Choose one or two substantial items, such as a single lamp and a favorite framed photo, and let them breathe. Store seasonal decor in labeled bins elsewhere and rotate it occasionally instead of layering everything at once. This approach keeps the entry visually calm and makes it easier to wipe down surfaces quickly. A cleaner, simpler vignette also highlights architectural details like trim and mirrors that might otherwise be lost in the visual noise.

9) Duplicate umbrellas, hats, and cold-weather accessories

Duplicate umbrellas, hats, and cold-weather accessories often pile up near the door, even though you reach for the same few pieces every time. Closet clean-out advice that targets repeated or redundant items, such as multiple similar scarves or gloves, translates directly to the entry. If you own several nearly identical black umbrellas or a tangle of knit hats no one wears, they are taking up space that could be used more intentionally. Wet items left in crowded baskets also dry poorly and can develop odors.

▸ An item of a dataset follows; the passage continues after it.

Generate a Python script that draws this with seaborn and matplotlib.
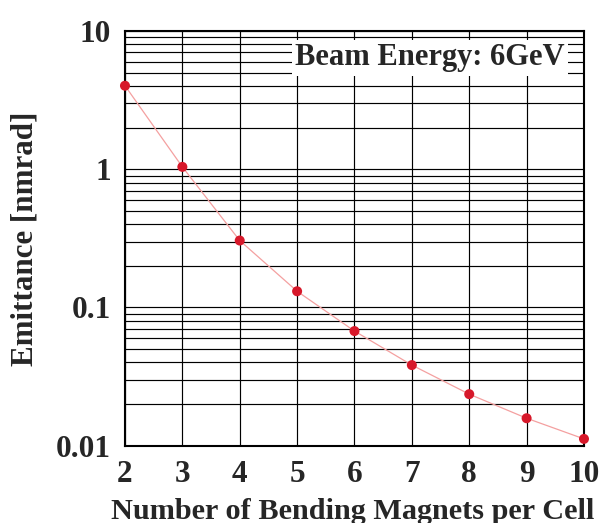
import matplotlib
matplotlib.use("Agg")
import matplotlib.pyplot as plt
import seaborn as sns
import pandas as pd
from matplotlib.ticker import LogLocator, FixedLocator, FixedFormatter

n_magnets = [2, 3, 4, 5, 6, 7, 8, 9, 10]
emittance = [4.02, 1.04, 0.305, 0.131, 0.0675, 0.0383, 0.0236, 0.0158, 0.0112]
y_ticks = [0.01, 0.1, 1, 10]
y_tick_labels = ["0.01", "0.1", "1", "10"]

sns.set_theme(style="white")
plt.rcParams['font.family'] = ['Liberation Serif', 'DejaVu Serif']
plt.rcParams['font.weight'] = 'bold'

df = pd.DataFrame({"n": n_magnets, "e": emittance})

fig = plt.figure(figsize=(6.0, 5.23), dpi=100)
ax = fig.add_axes([0.2083, 0.1478, 0.765, 0.7929])

ax.set_yscale("log")
ax.set_xlim(2, 10)
ax.set_ylim(0.01, 10)

sns.lineplot(data=df, x="n", y="e", ax=ax, color="#f4a0a0", linewidth=0.9,
             zorder=3, legend=False)
sns.scatterplot(data=df, x="n", y="e", ax=ax, color="#d7182a", s=52,
                edgecolor="none", zorder=4, legend=False, clip_on=False)

ax.xaxis.set_major_locator(FixedLocator(n_magnets))
ax.yaxis.set_major_locator(FixedLocator(y_ticks))
ax.yaxis.set_major_formatter(FixedFormatter(y_tick_labels))
ax.yaxis.set_minor_locator(LogLocator(base=10, subs=range(2, 10)))
ax.yaxis.set_minor_formatter(FixedFormatter([]))

ax.grid(True, which="both", axis="y", color="black", linewidth=0.85)
ax.grid(True, which="major", axis="x", color="black", linewidth=0.85)
ax.set_axisbelow(True)

ax.tick_params(axis="both", which="both", length=0, labelsize=22.5)
ax.tick_params(axis="x", pad=10)
ax.tick_params(axis="y", pad=10)
for lab in ax.get_xticklabels() + ax.get_yticklabels():
    lab.set_fontweight("bold")

for sp in ax.spines.values():
    sp.set_color("black")
    sp.set_linewidth(1.5)

ax.set_xlabel("Number of Bending Magnets per Cell", fontsize=21.8, fontweight="bold")
ax.xaxis.set_label_coords(0.496, -0.125)
ax.set_ylabel("Emittance [nmrad]", fontsize=22.3, fontweight="bold", labelpad=12)

ax.text(0.958, 0.935, "Beam Energy: 6GeV", transform=ax.transAxes, ha="right", va="center",
        fontsize=22, fontweight="bold", zorder=5,
        bbox=dict(facecolor="white", edgecolor="none", pad=2.5))

fig.savefig("out.png", dpi=100)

Sort these accessories by type and condition, keeping only one or two favorites per person in the entry. A narrow basket or divided tray can hold gloves and hats, while a single stand or wall hook can manage umbrellas. Extras can live in a bedroom drawer or be donated to local shelters. Streamlining this category reduces morning decision fatigue and keeps the floor from becoming a soggy mess on rainy or snowy days.

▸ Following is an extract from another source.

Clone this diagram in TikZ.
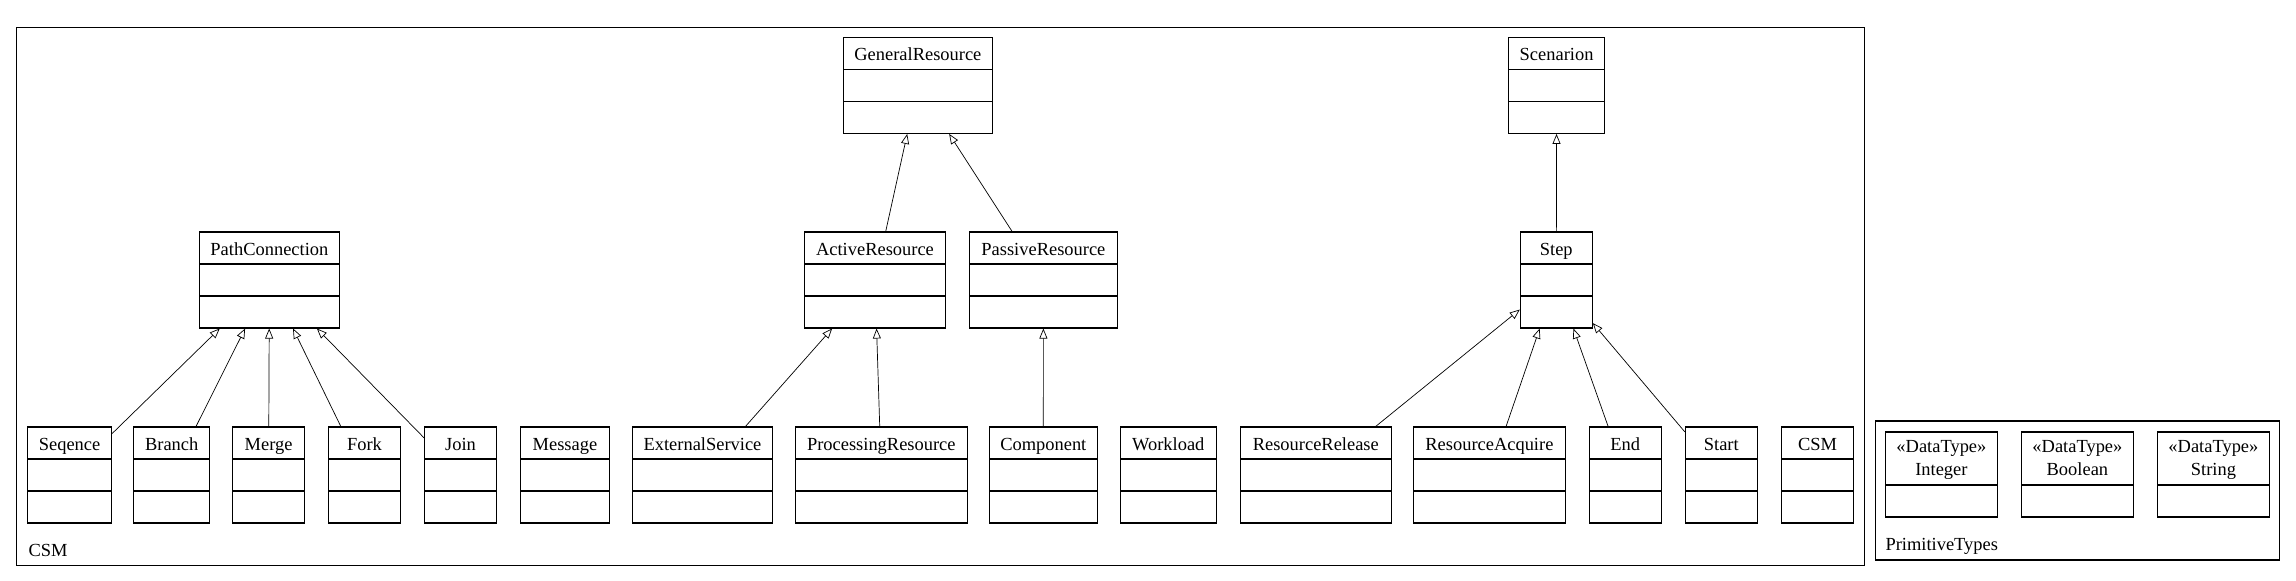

10) Broken or unsafe entryway furniture

Broken or unsafe entryway furniture, such as wobbly benches or leaning bookcases, should be cleared out immediately. Safety-focused organizing advice often highlights the risk of unstable pieces, especially in high-traffic zones where children and guests pass through. A bench with a cracked leg or a coat tree that tips easily is not just clutter, it is a hazard. Keeping damaged furniture by the door also makes it harder to navigate with groceries, strollers, or mobility aids.

Inspect every major piece in your entry, testing for stability and sharp edges. If something cannot be repaired quickly and securely, remove it rather than pushing it back against the wall. Consider replacing bulky, unstable items with low-profile, wall-anchored solutions like floating shelves or a slim shoe cabinet. This change improves both safety and flow, making the space more welcoming for everyone who walks through your door.

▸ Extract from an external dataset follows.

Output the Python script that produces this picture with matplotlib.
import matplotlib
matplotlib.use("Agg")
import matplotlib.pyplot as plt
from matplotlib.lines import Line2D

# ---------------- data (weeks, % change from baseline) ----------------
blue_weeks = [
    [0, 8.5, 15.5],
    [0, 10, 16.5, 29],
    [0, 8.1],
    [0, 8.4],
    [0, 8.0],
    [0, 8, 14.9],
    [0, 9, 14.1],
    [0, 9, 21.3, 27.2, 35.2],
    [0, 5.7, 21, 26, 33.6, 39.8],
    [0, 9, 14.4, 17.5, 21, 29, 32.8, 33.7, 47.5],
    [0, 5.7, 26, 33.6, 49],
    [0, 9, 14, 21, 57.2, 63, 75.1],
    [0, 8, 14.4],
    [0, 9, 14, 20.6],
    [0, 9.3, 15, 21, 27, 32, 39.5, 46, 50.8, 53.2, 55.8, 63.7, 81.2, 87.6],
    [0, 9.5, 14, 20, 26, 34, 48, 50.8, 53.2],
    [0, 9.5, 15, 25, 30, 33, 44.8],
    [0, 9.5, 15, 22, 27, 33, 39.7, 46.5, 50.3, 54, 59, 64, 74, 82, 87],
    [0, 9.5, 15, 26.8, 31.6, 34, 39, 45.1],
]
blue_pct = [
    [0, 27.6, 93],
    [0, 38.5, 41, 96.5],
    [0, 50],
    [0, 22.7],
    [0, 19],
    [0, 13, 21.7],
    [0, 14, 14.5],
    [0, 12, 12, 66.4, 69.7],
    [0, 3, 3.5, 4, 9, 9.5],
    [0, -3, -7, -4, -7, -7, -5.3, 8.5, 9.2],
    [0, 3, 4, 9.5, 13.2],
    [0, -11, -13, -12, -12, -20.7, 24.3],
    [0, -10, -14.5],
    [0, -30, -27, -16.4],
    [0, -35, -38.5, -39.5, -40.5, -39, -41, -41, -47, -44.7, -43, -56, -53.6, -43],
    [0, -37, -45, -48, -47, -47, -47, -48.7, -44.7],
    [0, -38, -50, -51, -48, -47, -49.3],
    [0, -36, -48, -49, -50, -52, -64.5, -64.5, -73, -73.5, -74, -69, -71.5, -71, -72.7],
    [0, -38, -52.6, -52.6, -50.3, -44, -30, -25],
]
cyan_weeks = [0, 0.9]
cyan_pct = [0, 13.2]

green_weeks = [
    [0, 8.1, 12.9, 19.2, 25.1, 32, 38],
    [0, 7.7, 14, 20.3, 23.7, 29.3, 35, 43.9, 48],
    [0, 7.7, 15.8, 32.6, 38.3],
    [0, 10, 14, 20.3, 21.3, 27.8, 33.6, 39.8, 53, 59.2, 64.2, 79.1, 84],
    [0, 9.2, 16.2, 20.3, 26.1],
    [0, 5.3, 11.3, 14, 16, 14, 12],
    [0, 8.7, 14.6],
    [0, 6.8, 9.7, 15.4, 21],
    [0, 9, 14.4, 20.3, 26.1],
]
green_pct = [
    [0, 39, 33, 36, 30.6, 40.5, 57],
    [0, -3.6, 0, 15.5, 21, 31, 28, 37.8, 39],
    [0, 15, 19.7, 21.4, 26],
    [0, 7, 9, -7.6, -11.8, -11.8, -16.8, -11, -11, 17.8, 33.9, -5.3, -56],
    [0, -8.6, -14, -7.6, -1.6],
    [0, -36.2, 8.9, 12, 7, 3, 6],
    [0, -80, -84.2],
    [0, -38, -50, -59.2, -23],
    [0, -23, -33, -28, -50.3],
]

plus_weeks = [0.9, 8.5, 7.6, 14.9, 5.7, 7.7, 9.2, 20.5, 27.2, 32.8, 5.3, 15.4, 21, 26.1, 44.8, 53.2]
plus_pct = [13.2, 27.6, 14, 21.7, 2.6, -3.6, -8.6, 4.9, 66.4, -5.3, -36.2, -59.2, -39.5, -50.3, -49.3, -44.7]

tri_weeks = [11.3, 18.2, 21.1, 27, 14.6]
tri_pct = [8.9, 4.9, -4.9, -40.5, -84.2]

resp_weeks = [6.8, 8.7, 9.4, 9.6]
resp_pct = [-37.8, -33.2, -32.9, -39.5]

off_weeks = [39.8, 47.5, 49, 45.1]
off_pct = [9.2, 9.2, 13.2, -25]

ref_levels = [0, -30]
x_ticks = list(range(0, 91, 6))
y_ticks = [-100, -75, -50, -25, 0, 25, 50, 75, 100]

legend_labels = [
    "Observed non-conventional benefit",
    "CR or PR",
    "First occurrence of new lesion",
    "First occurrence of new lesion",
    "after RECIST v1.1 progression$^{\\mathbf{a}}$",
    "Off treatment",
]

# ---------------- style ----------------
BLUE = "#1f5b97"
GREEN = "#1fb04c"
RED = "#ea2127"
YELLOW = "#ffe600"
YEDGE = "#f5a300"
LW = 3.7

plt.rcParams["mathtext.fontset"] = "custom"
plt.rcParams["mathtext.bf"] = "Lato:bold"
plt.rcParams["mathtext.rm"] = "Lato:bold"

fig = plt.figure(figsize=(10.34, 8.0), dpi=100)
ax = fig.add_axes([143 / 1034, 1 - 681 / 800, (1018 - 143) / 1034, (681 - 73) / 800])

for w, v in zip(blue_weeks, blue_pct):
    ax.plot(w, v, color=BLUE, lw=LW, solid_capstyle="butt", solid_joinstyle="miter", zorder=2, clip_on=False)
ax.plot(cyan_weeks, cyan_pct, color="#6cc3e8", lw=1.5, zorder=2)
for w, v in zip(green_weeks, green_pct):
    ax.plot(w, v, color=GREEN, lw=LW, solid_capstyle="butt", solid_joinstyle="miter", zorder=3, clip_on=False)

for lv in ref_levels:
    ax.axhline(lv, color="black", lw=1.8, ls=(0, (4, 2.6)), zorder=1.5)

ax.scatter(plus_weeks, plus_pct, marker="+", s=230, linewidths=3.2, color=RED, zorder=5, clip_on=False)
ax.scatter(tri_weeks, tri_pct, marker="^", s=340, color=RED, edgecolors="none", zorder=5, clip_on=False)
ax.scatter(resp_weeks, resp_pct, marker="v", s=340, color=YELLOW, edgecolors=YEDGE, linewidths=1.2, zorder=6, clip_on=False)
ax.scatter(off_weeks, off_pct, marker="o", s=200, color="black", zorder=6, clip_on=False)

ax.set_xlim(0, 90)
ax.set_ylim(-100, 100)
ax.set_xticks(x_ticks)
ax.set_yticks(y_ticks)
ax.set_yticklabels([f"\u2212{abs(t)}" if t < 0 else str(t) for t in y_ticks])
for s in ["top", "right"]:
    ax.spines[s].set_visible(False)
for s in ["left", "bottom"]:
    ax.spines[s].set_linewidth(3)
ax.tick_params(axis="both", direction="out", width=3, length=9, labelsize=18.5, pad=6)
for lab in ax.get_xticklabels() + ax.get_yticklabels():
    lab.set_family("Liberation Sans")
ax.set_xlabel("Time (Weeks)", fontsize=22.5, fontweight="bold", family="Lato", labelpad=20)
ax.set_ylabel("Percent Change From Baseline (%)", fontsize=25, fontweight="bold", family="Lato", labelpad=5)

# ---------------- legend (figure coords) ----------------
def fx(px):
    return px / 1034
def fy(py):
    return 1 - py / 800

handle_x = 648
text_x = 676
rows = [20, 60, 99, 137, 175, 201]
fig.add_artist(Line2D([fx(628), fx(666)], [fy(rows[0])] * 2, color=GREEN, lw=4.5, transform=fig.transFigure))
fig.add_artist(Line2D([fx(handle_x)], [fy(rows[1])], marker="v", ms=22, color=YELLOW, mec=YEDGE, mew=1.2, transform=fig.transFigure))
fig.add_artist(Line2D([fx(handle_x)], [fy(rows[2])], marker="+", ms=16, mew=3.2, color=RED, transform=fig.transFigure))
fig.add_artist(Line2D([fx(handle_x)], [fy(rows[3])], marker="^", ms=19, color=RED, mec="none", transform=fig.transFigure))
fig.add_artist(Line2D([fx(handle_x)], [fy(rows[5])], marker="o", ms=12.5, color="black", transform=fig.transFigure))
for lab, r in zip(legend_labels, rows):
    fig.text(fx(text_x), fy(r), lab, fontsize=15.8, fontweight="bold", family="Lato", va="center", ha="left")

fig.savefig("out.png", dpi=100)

11) Closet castoffs that migrated to the entry

Closet castoffs that migrated to the entry, such as rarely worn jackets or forgotten accessories, often signal that your storage systems elsewhere need attention. When experts advise you to remove outdated or ill-fitting pieces during a wardrobe purge, they also warn against simply shifting those items to another area. If a coat or bag has already been flagged as something you should let go, it does not deserve a second life on an entry hook. Letting these castoffs linger only delays the decision and clutters your first impression.

Use the same criteria recommended for clearing out unwanted closet items to evaluate anything that has drifted into the hallway. Ask whether you love it, use it, and would buy it again today. If the answer is no, move it directly to a donation bag or textile recycling bin instead of back into circulation. This habit keeps the entry from becoming a dumping ground and reinforces better editing choices throughout your home.

12) Mental clutter triggers at the front door

Mental clutter triggers at the front door, such as chaotic bulletin boards or overloaded reminder walls, can be just as draining as physical mess. Discussions of how the brain handles information overload, including reflections in neuroscience writing, highlight that constant visual noise makes it harder to focus and relax. When your entry is plastered with notes, schedules, and random lists, your stress level can spike every time you come home. That undermines the sense of refuge most people want their space to provide.

Instead of treating the entry as a catchall command center, streamline what is visible. Limit the wall to a single calendar or a small whiteboard for truly time-sensitive reminders, and move long-term planning to a digital app like Google Calendar or Todoist. File school papers and forms in a nearby drawer rather than taping them everywhere. By reducing the cognitive load at the threshold, you create a calmer transition between the outside world and the rest of your home.